Data for this exercise ->
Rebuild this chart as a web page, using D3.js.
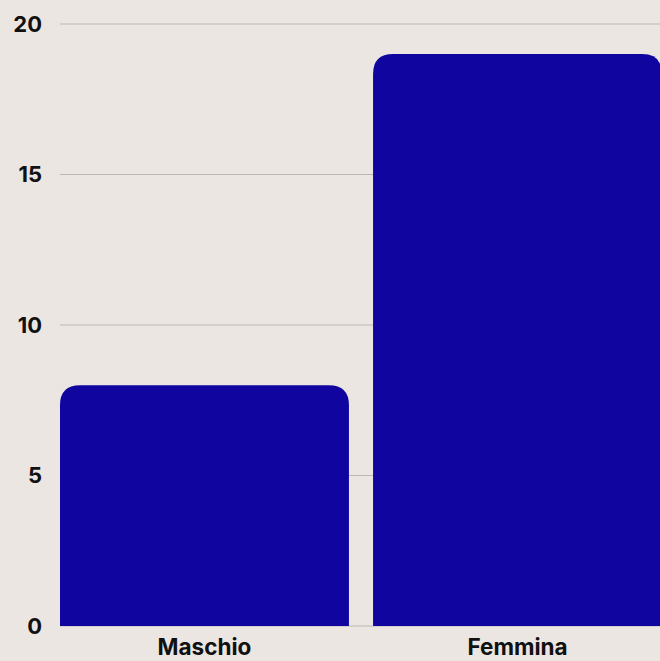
<!DOCTYPE html>
<html>
<head>
<meta charset="utf-8">
<script src="https://cdn.jsdelivr.net/npm/d3@7"></script>
<style>
  html, body { margin: 0; padding: 0; background: #ebe6e2; }
  svg { display: block; }
  text { font-family: Inter, "Noto Sans", sans-serif; font-weight: 700; fill: #111; }
</style>
</head>
<body>
<svg id="chart" width="660" height="661"></svg>
<script>
const categories = ["Maschio", "Femmina"];
const values = [8, 19];
const yTicks = [0, 5, 10, 15, 20];

const width = 660, height = 661;
const margin = { top: 24, right: -2, bottom: 35, left: 60 };

const svg = d3.select("#chart");

const x = d3.scaleBand()
  .domain(categories)
  .range([margin.left, width - margin.right])
  .paddingInner(0.077)
  .paddingOuter(0);

const y = d3.scaleLinear()
  .domain([0, 20])
  .range([height - margin.bottom, margin.top]);

// horizontal gridlines
svg.append("g")
  .selectAll("line")
  .data(yTicks)
  .join("line")
  .attr("x1", margin.left)
  .attr("x2", width)
  .attr("y1", d => y(d))
  .attr("y2", d => y(d))
  .attr("stroke", "#bdb8b3")
  .attr("stroke-width", 1);

// y tick labels
svg.append("g")
  .selectAll("text")
  .data(yTicks)
  .join("text")
  .attr("x", 42)
  .attr("y", d => y(d))
  .attr("dy", "0.36em")
  .attr("text-anchor", "end")
  .attr("font-size", 22)
  .text(d => d);

// bars with rounded top corners
const r = 20;
function barPath(d, i) {
  const x0 = x(categories[i]);
  const w = x.bandwidth();
  const y0 = y(d);
  const yb = y(0);
  return `M${x0},${yb}L${x0},${y0 + r}Q${x0},${y0} ${x0 + r},${y0}` +
         `L${x0 + w - r},${y0}Q${x0 + w},${y0} ${x0 + w},${y0 + r}L${x0 + w},${yb}Z`;
}
svg.append("g")
  .selectAll("path")
  .data(values)
  .join("path")
  .attr("d", barPath)
  .attr("fill", "#10069f");

// category labels
svg.append("g")
  .selectAll("text")
  .data(categories)
  .join("text")
  .attr("x", d => x(d) + x.bandwidth() / 2)
  .attr("y", 655)
  .attr("text-anchor", "middle")
  .attr("font-size", 22.5)
  .text(d => d);
</script>
</body>
</html>
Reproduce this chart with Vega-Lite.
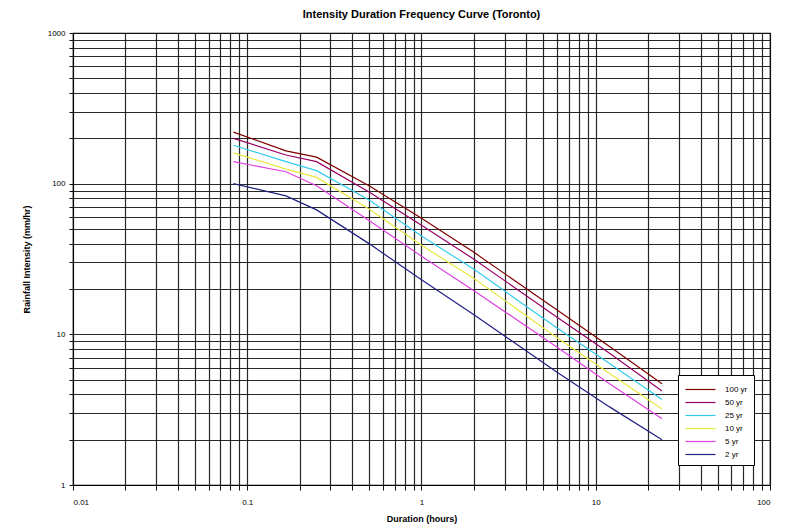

Prompt -> Reproduce the data word for word, excluding its pictures.

Output for this task ->
Rebuild this chart as a web page, using D3.js.
<!DOCTYPE html>
<html>
<head>
<meta charset="utf-8">
<script src="https://cdn.jsdelivr.net/npm/d3@7"></script>
<style>
  html, body { margin: 0; padding: 0; background: #ebe6e2; }
  svg { display: block; }
  text { font-family: Inter, "Noto Sans", sans-serif; font-weight: 700; fill: #111; }
</style>
</head>
<body>
<svg id="chart" width="660" height="661"></svg>
<script>
const categories = ["Maschio", "Femmina"];
const values = [8, 19];
const yTicks = [0, 5, 10, 15, 20];

const width = 660, height = 661;
const margin = { top: 24, right: -2, bottom: 35, left: 60 };

const svg = d3.select("#chart");

const x = d3.scaleBand()
  .domain(categories)
  .range([margin.left, width - margin.right])
  .paddingInner(0.077)
  .paddingOuter(0);

const y = d3.scaleLinear()
  .domain([0, 20])
  .range([height - margin.bottom, margin.top]);

// horizontal gridlines
svg.append("g")
  .selectAll("line")
  .data(yTicks)
  .join("line")
  .attr("x1", margin.left)
  .attr("x2", width)
  .attr("y1", d => y(d))
  .attr("y2", d => y(d))
  .attr("stroke", "#bdb8b3")
  .attr("stroke-width", 1);

// y tick labels
svg.append("g")
  .selectAll("text")
  .data(yTicks)
  .join("text")
  .attr("x", 42)
  .attr("y", d => y(d))
  .attr("dy", "0.36em")
  .attr("text-anchor", "end")
  .attr("font-size", 22)
  .text(d => d);

// bars with rounded top corners
const r = 20;
function barPath(d, i) {
  const x0 = x(categories[i]);
  const w = x.bandwidth();
  const y0 = y(d);
  const yb = y(0);
  return `M${x0},${yb}L${x0},${y0 + r}Q${x0},${y0} ${x0 + r},${y0}` +
         `L${x0 + w - r},${y0}Q${x0 + w},${y0} ${x0 + w},${y0 + r}L${x0 + w},${yb}Z`;
}
svg.append("g")
  .selectAll("path")
  .data(values)
  .join("path")
  .attr("d", barPath)
  .attr("fill", "#10069f");

// category labels
svg.append("g")
  .selectAll("text")
  .data(categories)
  .join("text")
  .attr("x", d => x(d) + x.bandwidth() / 2)
  .attr("y", 655)
  .attr("text-anchor", "middle")
  .attr("font-size", 22.5)
  .text(d => d);
</script>
</body>
</html>
Reproduce this chart with Vega-Lite.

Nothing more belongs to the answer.